__SHORT PROBLEM__: Write out every line of the material as it stands, apart from the pictures.

__COLLECTED MATERIAL__:
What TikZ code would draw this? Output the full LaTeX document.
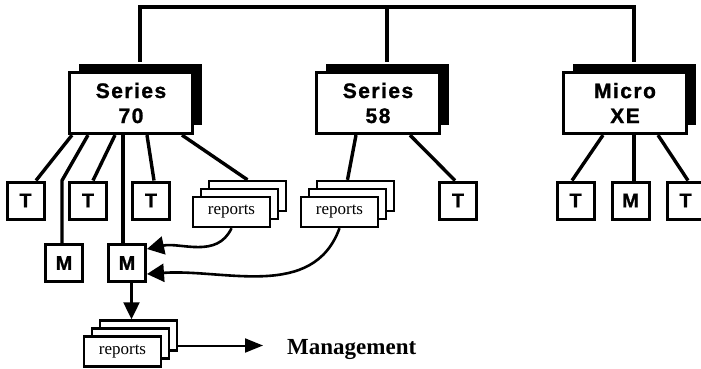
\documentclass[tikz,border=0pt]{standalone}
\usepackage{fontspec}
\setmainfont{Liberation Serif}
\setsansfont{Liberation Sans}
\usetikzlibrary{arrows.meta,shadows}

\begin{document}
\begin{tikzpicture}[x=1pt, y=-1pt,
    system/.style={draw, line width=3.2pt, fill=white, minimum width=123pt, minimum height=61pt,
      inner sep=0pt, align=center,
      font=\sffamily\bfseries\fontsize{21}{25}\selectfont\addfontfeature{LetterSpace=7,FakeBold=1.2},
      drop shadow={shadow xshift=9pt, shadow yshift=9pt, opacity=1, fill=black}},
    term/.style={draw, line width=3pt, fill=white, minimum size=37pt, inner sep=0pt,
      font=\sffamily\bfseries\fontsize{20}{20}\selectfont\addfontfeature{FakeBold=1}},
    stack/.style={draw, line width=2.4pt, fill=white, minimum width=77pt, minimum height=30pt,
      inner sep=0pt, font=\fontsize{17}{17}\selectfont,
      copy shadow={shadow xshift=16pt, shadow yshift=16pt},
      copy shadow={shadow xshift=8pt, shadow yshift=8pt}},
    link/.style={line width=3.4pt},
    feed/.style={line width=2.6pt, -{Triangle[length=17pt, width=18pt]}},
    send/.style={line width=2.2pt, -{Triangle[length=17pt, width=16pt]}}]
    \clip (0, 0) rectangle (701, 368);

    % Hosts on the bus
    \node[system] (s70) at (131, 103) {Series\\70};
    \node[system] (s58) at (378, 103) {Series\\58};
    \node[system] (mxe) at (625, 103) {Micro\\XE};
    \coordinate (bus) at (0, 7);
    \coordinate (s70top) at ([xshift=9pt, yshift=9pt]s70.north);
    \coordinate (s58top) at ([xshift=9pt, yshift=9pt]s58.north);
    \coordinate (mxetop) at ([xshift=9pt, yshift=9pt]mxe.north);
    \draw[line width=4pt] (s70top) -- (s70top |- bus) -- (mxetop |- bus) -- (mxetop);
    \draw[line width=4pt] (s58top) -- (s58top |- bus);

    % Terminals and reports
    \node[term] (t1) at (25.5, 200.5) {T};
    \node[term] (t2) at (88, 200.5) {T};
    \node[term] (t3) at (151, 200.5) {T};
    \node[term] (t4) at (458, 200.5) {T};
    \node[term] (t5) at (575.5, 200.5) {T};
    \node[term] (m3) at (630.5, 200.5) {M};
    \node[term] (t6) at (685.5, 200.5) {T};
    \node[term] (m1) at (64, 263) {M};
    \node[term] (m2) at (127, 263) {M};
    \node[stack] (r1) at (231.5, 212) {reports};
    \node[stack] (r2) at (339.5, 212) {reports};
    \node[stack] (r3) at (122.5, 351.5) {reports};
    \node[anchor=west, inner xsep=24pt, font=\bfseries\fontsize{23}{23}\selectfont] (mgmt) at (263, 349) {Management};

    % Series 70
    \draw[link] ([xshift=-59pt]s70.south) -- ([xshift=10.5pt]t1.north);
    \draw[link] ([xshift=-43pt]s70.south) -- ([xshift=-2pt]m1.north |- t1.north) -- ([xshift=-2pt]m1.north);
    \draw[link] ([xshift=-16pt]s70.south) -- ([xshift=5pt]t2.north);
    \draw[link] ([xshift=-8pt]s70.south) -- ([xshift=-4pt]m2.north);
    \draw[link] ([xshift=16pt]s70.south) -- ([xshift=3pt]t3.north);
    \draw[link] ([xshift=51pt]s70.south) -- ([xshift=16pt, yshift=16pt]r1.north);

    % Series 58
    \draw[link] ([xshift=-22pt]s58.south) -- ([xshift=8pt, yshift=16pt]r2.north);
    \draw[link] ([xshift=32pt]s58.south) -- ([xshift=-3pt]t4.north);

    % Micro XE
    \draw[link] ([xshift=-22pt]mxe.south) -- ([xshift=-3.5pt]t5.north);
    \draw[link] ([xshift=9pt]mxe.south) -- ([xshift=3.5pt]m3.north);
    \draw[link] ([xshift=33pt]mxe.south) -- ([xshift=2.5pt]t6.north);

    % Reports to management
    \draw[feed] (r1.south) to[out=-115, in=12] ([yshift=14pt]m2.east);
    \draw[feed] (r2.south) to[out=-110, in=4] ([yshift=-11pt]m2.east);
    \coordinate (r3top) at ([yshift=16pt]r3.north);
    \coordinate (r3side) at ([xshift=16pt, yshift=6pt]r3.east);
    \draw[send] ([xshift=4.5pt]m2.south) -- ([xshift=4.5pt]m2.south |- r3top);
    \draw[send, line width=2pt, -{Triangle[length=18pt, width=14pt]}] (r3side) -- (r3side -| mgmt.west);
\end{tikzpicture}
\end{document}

__FINISHED TASK__:
What TikZ code would draw this? Output the full LaTeX document.
\documentclass[tikz,border=0pt]{standalone}
\usepackage{fontspec}
\setmainfont{Liberation Serif}
\setsansfont{Liberation Sans}
\usetikzlibrary{arrows.meta,shadows}

\begin{document}
\begin{tikzpicture}[x=1pt, y=-1pt,
    system/.style={draw, line width=3.2pt, fill=white, minimum width=123pt, minimum height=61pt,
      inner sep=0pt, align=center,
      font=\sffamily\bfseries\fontsize{21}{25}\selectfont\addfontfeature{LetterSpace=7,FakeBold=1.2},
      drop shadow={shadow xshift=9pt, shadow yshift=9pt, opacity=1, fill=black}},
    term/.style={draw, line width=3pt, fill=white, minimum size=37pt, inner sep=0pt,
      font=\sffamily\bfseries\fontsize{20}{20}\selectfont\addfontfeature{FakeBold=1}},
    stack/.style={draw, line width=2.4pt, fill=white, minimum width=77pt, minimum height=30pt,
      inner sep=0pt, font=\fontsize{17}{17}\selectfont,
      copy shadow={shadow xshift=16pt, shadow yshift=16pt},
      copy shadow={shadow xshift=8pt, shadow yshift=8pt}},
    link/.style={line width=3.4pt},
    feed/.style={line width=2.6pt, -{Triangle[length=17pt, width=18pt]}},
    send/.style={line width=2.2pt, -{Triangle[length=17pt, width=16pt]}}]
    \clip (0, 0) rectangle (701, 368);

    % Hosts on the bus
    \node[system] (s70) at (131, 103) {Series\\70};
    \node[system] (s58) at (378, 103) {Series\\58};
    \node[system] (mxe) at (625, 103) {Micro\\XE};
    \coordinate (bus) at (0, 7);
    \coordinate (s70top) at ([xshift=9pt, yshift=9pt]s70.north);
    \coordinate (s58top) at ([xshift=9pt, yshift=9pt]s58.north);
    \coordinate (mxetop) at ([xshift=9pt, yshift=9pt]mxe.north);
    \draw[line width=4pt] (s70top) -- (s70top |- bus) -- (mxetop |- bus) -- (mxetop);
    \draw[line width=4pt] (s58top) -- (s58top |- bus);

    % Terminals and reports
    \node[term] (t1) at (25.5, 200.5) {T};
    \node[term] (t2) at (88, 200.5) {T};
    \node[term] (t3) at (151, 200.5) {T};
    \node[term] (t4) at (458, 200.5) {T};
    \node[term] (t5) at (575.5, 200.5) {T};
    \node[term] (m3) at (630.5, 200.5) {M};
    \node[term] (t6) at (685.5, 200.5) {T};
    \node[term] (m1) at (64, 263) {M};
    \node[term] (m2) at (127, 263) {M};
    \node[stack] (r1) at (231.5, 212) {reports};
    \node[stack] (r2) at (339.5, 212) {reports};
    \node[stack] (r3) at (122.5, 351.5) {reports};
    \node[anchor=west, inner xsep=24pt, font=\bfseries\fontsize{23}{23}\selectfont] (mgmt) at (263, 349) {Management};

    % Series 70
    \draw[link] ([xshift=-59pt]s70.south) -- ([xshift=10.5pt]t1.north);
    \draw[link] ([xshift=-43pt]s70.south) -- ([xshift=-2pt]m1.north |- t1.north) -- ([xshift=-2pt]m1.north);
    \draw[link] ([xshift=-16pt]s70.south) -- ([xshift=5pt]t2.north);
    \draw[link] ([xshift=-8pt]s70.south) -- ([xshift=-4pt]m2.north);
    \draw[link] ([xshift=16pt]s70.south) -- ([xshift=3pt]t3.north);
    \draw[link] ([xshift=51pt]s70.south) -- ([xshift=16pt, yshift=16pt]r1.north);

    % Series 58
    \draw[link] ([xshift=-22pt]s58.south) -- ([xshift=8pt, yshift=16pt]r2.north);
    \draw[link] ([xshift=32pt]s58.south) -- ([xshift=-3pt]t4.north);

    % Micro XE
    \draw[link] ([xshift=-22pt]mxe.south) -- ([xshift=-3.5pt]t5.north);
    \draw[link] ([xshift=9pt]mxe.south) -- ([xshift=3.5pt]m3.north);
    \draw[link] ([xshift=33pt]mxe.south) -- ([xshift=2.5pt]t6.north);

    % Reports to management
    \draw[feed] (r1.south) to[out=-115, in=12] ([yshift=14pt]m2.east);
    \draw[feed] (r2.south) to[out=-110, in=4] ([yshift=-11pt]m2.east);
    \coordinate (r3top) at ([yshift=16pt]r3.north);
    \coordinate (r3side) at ([xshift=16pt, yshift=6pt]r3.east);
    \draw[send] ([xshift=4.5pt]m2.south) -- ([xshift=4.5pt]m2.south |- r3top);
    \draw[send, line width=2pt, -{Triangle[length=18pt, width=14pt]}] (r3side) -- (r3side -| mgmt.west);
\end{tikzpicture}
\end{document}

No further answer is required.